◆ **Source excerpt**
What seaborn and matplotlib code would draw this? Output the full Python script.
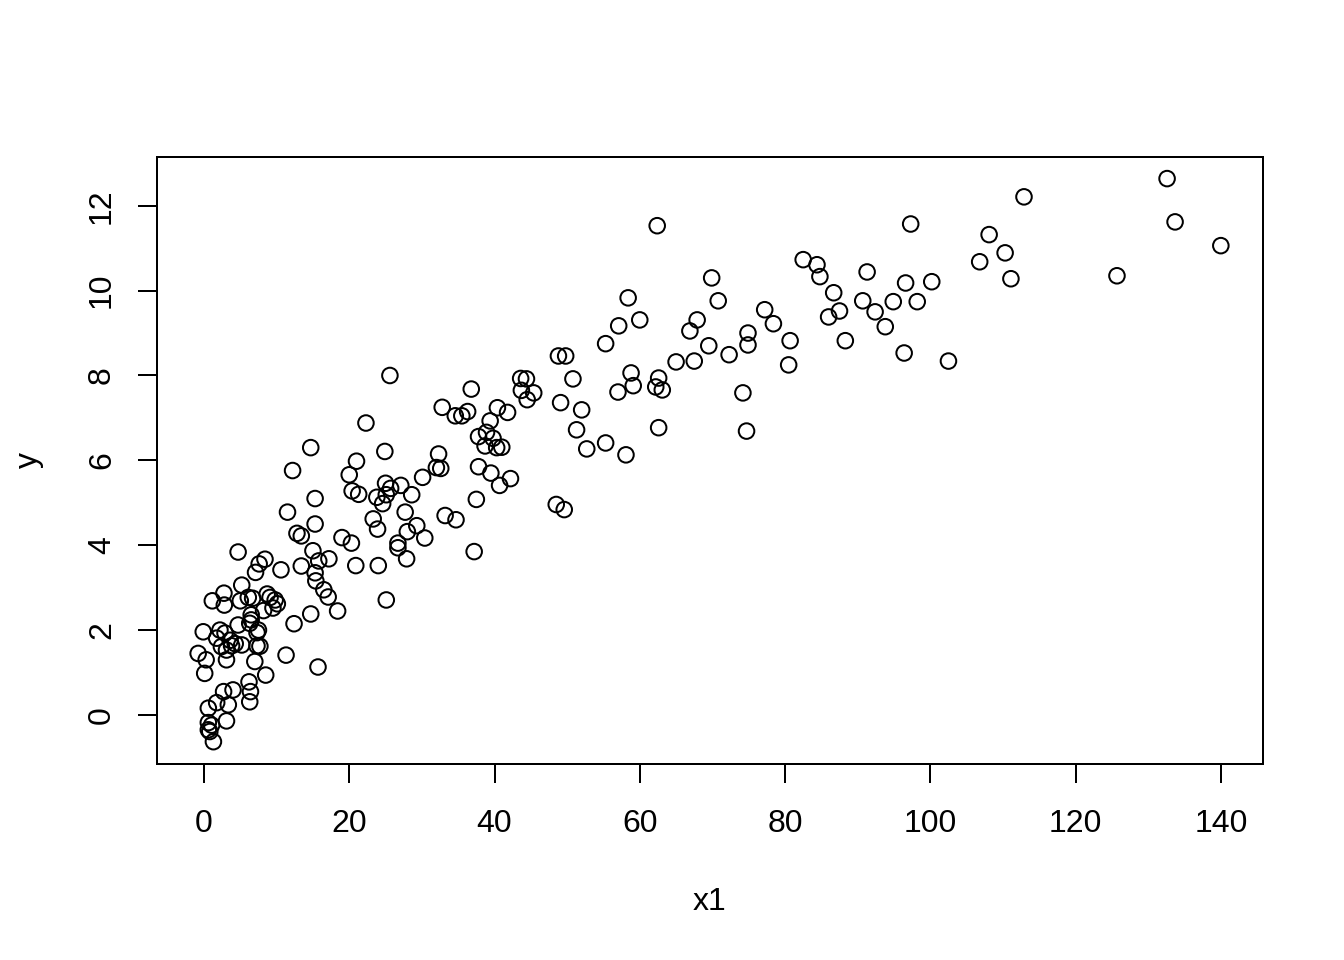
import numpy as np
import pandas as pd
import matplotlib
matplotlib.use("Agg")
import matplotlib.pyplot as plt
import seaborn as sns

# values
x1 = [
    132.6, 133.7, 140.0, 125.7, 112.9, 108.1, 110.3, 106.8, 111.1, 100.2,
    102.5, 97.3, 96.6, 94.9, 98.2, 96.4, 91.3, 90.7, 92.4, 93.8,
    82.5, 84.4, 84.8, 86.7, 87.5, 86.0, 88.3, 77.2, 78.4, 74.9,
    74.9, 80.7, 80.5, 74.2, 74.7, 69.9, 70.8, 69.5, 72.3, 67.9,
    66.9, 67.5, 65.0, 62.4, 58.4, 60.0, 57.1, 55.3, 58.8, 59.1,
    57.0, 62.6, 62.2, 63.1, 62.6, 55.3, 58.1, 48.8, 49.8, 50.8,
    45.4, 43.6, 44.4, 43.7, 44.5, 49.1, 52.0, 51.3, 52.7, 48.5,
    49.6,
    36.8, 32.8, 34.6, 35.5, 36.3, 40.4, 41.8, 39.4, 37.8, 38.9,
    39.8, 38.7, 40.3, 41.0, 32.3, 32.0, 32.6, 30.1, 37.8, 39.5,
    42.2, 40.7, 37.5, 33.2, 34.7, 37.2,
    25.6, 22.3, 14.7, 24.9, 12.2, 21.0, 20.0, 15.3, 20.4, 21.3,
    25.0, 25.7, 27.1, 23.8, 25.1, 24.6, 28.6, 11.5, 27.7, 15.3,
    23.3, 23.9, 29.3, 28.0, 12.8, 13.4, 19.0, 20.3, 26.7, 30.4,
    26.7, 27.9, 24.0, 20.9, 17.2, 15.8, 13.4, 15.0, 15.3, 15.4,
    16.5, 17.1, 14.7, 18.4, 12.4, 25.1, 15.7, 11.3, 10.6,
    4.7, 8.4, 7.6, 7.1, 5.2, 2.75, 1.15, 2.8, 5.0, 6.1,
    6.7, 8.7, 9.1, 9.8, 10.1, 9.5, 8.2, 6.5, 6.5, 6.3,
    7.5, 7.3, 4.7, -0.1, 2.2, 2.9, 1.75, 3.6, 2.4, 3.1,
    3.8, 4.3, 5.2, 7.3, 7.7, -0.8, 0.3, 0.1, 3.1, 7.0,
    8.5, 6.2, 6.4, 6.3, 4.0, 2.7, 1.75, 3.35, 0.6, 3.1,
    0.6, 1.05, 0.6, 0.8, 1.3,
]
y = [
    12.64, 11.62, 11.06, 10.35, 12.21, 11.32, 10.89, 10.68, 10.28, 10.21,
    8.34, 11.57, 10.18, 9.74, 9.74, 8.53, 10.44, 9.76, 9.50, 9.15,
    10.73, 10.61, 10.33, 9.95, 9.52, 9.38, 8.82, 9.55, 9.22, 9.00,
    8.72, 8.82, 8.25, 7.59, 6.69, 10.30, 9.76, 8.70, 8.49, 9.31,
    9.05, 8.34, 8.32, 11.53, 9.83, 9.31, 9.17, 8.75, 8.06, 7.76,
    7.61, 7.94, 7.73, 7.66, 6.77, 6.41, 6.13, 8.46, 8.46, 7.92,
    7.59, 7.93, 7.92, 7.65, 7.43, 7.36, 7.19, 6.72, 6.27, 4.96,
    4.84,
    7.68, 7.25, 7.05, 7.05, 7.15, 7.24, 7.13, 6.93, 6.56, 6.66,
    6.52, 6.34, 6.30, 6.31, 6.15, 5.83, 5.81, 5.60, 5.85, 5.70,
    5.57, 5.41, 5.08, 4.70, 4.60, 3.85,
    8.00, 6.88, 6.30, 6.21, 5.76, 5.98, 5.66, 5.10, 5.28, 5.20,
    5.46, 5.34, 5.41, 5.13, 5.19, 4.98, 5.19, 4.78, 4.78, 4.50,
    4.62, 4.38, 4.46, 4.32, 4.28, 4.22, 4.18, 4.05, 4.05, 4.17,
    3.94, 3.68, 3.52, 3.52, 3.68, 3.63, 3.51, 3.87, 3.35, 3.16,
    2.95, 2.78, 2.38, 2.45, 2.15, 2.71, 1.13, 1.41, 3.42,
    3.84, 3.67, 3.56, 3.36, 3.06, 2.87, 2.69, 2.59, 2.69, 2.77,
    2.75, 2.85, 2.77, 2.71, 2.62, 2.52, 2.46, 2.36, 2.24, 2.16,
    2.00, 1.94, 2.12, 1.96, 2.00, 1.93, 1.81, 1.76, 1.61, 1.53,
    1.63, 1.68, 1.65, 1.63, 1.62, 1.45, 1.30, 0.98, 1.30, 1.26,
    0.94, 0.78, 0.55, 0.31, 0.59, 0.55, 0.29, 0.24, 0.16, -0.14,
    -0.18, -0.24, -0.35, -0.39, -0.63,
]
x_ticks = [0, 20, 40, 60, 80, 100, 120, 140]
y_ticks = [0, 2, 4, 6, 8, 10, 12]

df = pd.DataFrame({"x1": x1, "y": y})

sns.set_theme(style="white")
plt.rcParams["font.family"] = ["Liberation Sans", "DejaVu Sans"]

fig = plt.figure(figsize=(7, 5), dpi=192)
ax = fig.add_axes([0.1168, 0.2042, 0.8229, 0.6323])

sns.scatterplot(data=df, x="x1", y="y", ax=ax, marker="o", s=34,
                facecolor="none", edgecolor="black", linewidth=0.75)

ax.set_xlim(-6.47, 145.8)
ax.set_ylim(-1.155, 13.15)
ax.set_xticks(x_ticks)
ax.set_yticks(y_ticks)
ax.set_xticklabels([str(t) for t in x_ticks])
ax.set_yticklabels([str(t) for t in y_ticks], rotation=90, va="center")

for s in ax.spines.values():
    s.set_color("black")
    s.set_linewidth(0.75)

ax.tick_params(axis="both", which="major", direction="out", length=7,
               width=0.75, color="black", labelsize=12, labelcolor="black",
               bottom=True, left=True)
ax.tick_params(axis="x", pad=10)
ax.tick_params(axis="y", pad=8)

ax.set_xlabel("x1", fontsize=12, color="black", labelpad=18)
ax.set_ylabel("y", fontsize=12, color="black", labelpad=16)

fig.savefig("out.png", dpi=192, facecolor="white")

◆ **Goal**
Omit the pictures, then quote the rest of the material above exactly.

◆ **Task output**
What seaborn and matplotlib code would draw this? Output the full Python script.
import numpy as np
import pandas as pd
import matplotlib
matplotlib.use("Agg")
import matplotlib.pyplot as plt
import seaborn as sns

# values
x1 = [
    132.6, 133.7, 140.0, 125.7, 112.9, 108.1, 110.3, 106.8, 111.1, 100.2,
    102.5, 97.3, 96.6, 94.9, 98.2, 96.4, 91.3, 90.7, 92.4, 93.8,
    82.5, 84.4, 84.8, 86.7, 87.5, 86.0, 88.3, 77.2, 78.4, 74.9,
    74.9, 80.7, 80.5, 74.2, 74.7, 69.9, 70.8, 69.5, 72.3, 67.9,
    66.9, 67.5, 65.0, 62.4, 58.4, 60.0, 57.1, 55.3, 58.8, 59.1,
    57.0, 62.6, 62.2, 63.1, 62.6, 55.3, 58.1, 48.8, 49.8, 50.8,
    45.4, 43.6, 44.4, 43.7, 44.5, 49.1, 52.0, 51.3, 52.7, 48.5,
    49.6,
    36.8, 32.8, 34.6, 35.5, 36.3, 40.4, 41.8, 39.4, 37.8, 38.9,
    39.8, 38.7, 40.3, 41.0, 32.3, 32.0, 32.6, 30.1, 37.8, 39.5,
    42.2, 40.7, 37.5, 33.2, 34.7, 37.2,
    25.6, 22.3, 14.7, 24.9, 12.2, 21.0, 20.0, 15.3, 20.4, 21.3,
    25.0, 25.7, 27.1, 23.8, 25.1, 24.6, 28.6, 11.5, 27.7, 15.3,
    23.3, 23.9, 29.3, 28.0, 12.8, 13.4, 19.0, 20.3, 26.7, 30.4,
    26.7, 27.9, 24.0, 20.9, 17.2, 15.8, 13.4, 15.0, 15.3, 15.4,
    16.5, 17.1, 14.7, 18.4, 12.4, 25.1, 15.7, 11.3, 10.6,
    4.7, 8.4, 7.6, 7.1, 5.2, 2.75, 1.15, 2.8, 5.0, 6.1,
    6.7, 8.7, 9.1, 9.8, 10.1, 9.5, 8.2, 6.5, 6.5, 6.3,
    7.5, 7.3, 4.7, -0.1, 2.2, 2.9, 1.75, 3.6, 2.4, 3.1,
    3.8, 4.3, 5.2, 7.3, 7.7, -0.8, 0.3, 0.1, 3.1, 7.0,
    8.5, 6.2, 6.4, 6.3, 4.0, 2.7, 1.75, 3.35, 0.6, 3.1,
    0.6, 1.05, 0.6, 0.8, 1.3,
]
y = [
    12.64, 11.62, 11.06, 10.35, 12.21, 11.32, 10.89, 10.68, 10.28, 10.21,
    8.34, 11.57, 10.18, 9.74, 9.74, 8.53, 10.44, 9.76, 9.50, 9.15,
    10.73, 10.61, 10.33, 9.95, 9.52, 9.38, 8.82, 9.55, 9.22, 9.00,
    8.72, 8.82, 8.25, 7.59, 6.69, 10.30, 9.76, 8.70, 8.49, 9.31,
    9.05, 8.34, 8.32, 11.53, 9.83, 9.31, 9.17, 8.75, 8.06, 7.76,
    7.61, 7.94, 7.73, 7.66, 6.77, 6.41, 6.13, 8.46, 8.46, 7.92,
    7.59, 7.93, 7.92, 7.65, 7.43, 7.36, 7.19, 6.72, 6.27, 4.96,
    4.84,
    7.68, 7.25, 7.05, 7.05, 7.15, 7.24, 7.13, 6.93, 6.56, 6.66,
    6.52, 6.34, 6.30, 6.31, 6.15, 5.83, 5.81, 5.60, 5.85, 5.70,
    5.57, 5.41, 5.08, 4.70, 4.60, 3.85,
    8.00, 6.88, 6.30, 6.21, 5.76, 5.98, 5.66, 5.10, 5.28, 5.20,
    5.46, 5.34, 5.41, 5.13, 5.19, 4.98, 5.19, 4.78, 4.78, 4.50,
    4.62, 4.38, 4.46, 4.32, 4.28, 4.22, 4.18, 4.05, 4.05, 4.17,
    3.94, 3.68, 3.52, 3.52, 3.68, 3.63, 3.51, 3.87, 3.35, 3.16,
    2.95, 2.78, 2.38, 2.45, 2.15, 2.71, 1.13, 1.41, 3.42,
    3.84, 3.67, 3.56, 3.36, 3.06, 2.87, 2.69, 2.59, 2.69, 2.77,
    2.75, 2.85, 2.77, 2.71, 2.62, 2.52, 2.46, 2.36, 2.24, 2.16,
    2.00, 1.94, 2.12, 1.96, 2.00, 1.93, 1.81, 1.76, 1.61, 1.53,
    1.63, 1.68, 1.65, 1.63, 1.62, 1.45, 1.30, 0.98, 1.30, 1.26,
    0.94, 0.78, 0.55, 0.31, 0.59, 0.55, 0.29, 0.24, 0.16, -0.14,
    -0.18, -0.24, -0.35, -0.39, -0.63,
]
x_ticks = [0, 20, 40, 60, 80, 100, 120, 140]
y_ticks = [0, 2, 4, 6, 8, 10, 12]

df = pd.DataFrame({"x1": x1, "y": y})

sns.set_theme(style="white")
plt.rcParams["font.family"] = ["Liberation Sans", "DejaVu Sans"]

fig = plt.figure(figsize=(7, 5), dpi=192)
ax = fig.add_axes([0.1168, 0.2042, 0.8229, 0.6323])

sns.scatterplot(data=df, x="x1", y="y", ax=ax, marker="o", s=34,
                facecolor="none", edgecolor="black", linewidth=0.75)

ax.set_xlim(-6.47, 145.8)
ax.set_ylim(-1.155, 13.15)
ax.set_xticks(x_ticks)
ax.set_yticks(y_ticks)
ax.set_xticklabels([str(t) for t in x_ticks])
ax.set_yticklabels([str(t) for t in y_ticks], rotation=90, va="center")

for s in ax.spines.values():
    s.set_color("black")
    s.set_linewidth(0.75)

ax.tick_params(axis="both", which="major", direction="out", length=7,
               width=0.75, color="black", labelsize=12, labelcolor="black",
               bottom=True, left=True)
ax.tick_params(axis="x", pad=10)
ax.tick_params(axis="y", pad=8)

ax.set_xlabel("x1", fontsize=12, color="black", labelpad=18)
ax.set_ylabel("y", fontsize=12, color="black", labelpad=16)

fig.savefig("out.png", dpi=192, facecolor="white")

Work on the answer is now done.